The order suppressing the evidence is vacated and the case is remanded to the District Court for further proceedings consistent with this opinion.
So ordered.
The facts are set out in the police report of Officer Charles Nelson of the Amherst police department. Both parties stipulated to the report as an accurate description of the events.
The officers on the scene checked with the station officer who told them that there was no indication that a protective order had ever been served on the defendant. The protective order in issue, while ordering the defendant to refrain from any contact with Daniels, was, in fact, the result of an incident between Daniels and another woman, with whom Morrison lived and had two children. When that woman learned of Daniels’ existence she went to Amherst to confront her, but left before the police arrived.
The defendant argues that the police lacked probable cause to believe that he was in the apartment because they relied in part on the information of an unnamed, unknown informant.

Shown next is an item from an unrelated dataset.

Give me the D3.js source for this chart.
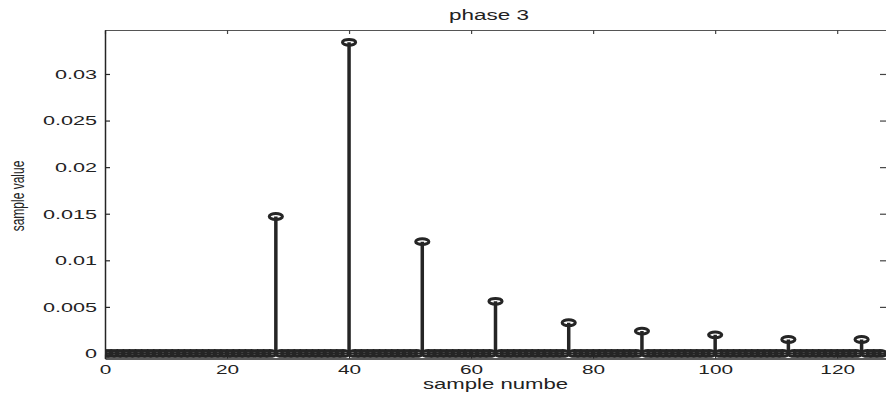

The report of a disinterested member of the public carries some weight on its own. See Commonwealth v. Welch, 420 Mass. 646, 652 n.4 (1995) (“Information supplied to the police by citizens is not subject to the same scrutiny as that supplied by unnamed police informants”); Commonwealth v. Carey, 407 Mass. 528, 534-535 n.4 (1990) (same). Here the report was made after the police had left that very scene not so long before and had established the identity and relation of Daniels and the defendant. In those circumstances for them to conclude from the citizen’s report that it was the defendant who had entered Daniels’ apartment was reasonable.